2.Relation to Meta-Learning and Mixture-of-Experts Paradigms. I am interested in how DiFT conceptually and empirically compares with existing meta-learning and multi-expert approaches that also address knowledge sharing and task specialization across multiple domains. It is suggested that the paper explicitly discuss these connections, highlighting the key distinctions between DiFT and meta-learning or expert-based modular frameworks. Additionally, including a comparative performance analysis—at least at a conceptual level—would help clarify the unique contribution and positioning of DiFT within the broader landscape of multi-task learning methods.
3.Substitution of the Key Parameter Identification Mechanism. The DSR mechanism plays a central role in DiFT, but I wonder how it compares with other possible parameter importance estimation techniques, such as attention-based attribution or gradient sensitivity analysis. Could the authors provide either an ablation about substituting DSR with attention-based mechanisms to examine robustness and generality of the framework?
4.Limited Experimentation on Larger Models. The authors mention that, “Due to hardware limitations, we only conducted experiments on 7/8B and 14B LLMs in this paper, lacking validation on larger-scale (30B+) models that can be complementary.” However, larger-scale validation seems critical to the paper’s claim that DiFT improves diverse reasoning capabilities of LLMs in general. Since scalability is a core aspect of language model research, I strongly recommend that the author provide results on the expected performance of DiFT on various different-sized models. Without this, it remains unclear whether the proposed approach would maintain its efficiency and stability at scale.
5.Lack of Convergence Analysis in Fine-Tuning. The paper does not provide any theoretical or empirical evidence of convergence during fine-tuning. Since the proposed DiFT method involves differential parameter updating across multiple reasoning tasks, it is unclear whether the optimization process is guaranteed to converge to a stable point. Moreover, when the number of tasks increases, convergence behavior could vary substantially across different parameter subsets. I am particularly concerned that without monitoring the fine-tuning loss or parameter change trajectories, it is difficult to ensure that each reasoning sub-model (or the overall DiFT model) has reached a stable equilibrium. Providing convergence curves for varying task counts (e.g., 2, 3, or more reasoning datasets) would significantly strengthen the technical soundness of this work.
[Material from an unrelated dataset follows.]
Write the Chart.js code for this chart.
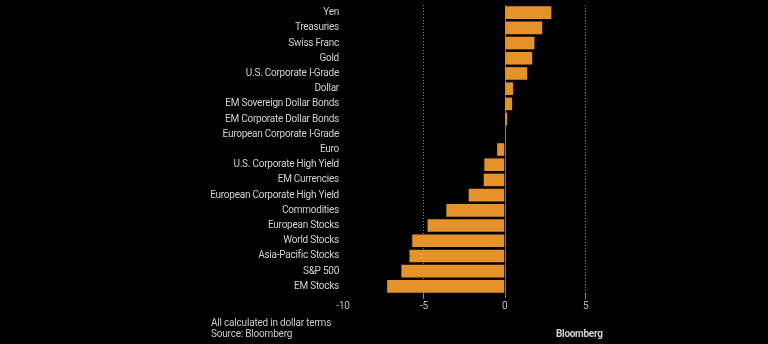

6.Missing Computational Cost and Efficiency Analysis. The paper does not provide sufficient information about how computational efficiency scales with the number of fine-tuning tasks. While Section 5.1 briefly mentions that the computing costs are lighter than task-vector and gradient-based methods, it lacks quantitative evidence showing how training time, token consumption, and GPU (CUDA) utilization change as the number of reasoning tasks increases. Such data are crucial to assess whether DiFT remains efficient and feasible when extended to larger task sets. Including analyses of runtime, token usage, and GPU memory consumption under different task counts would help clarify the scalability and practical efficiency of the proposed method compared to baselines like LoTA or HFT.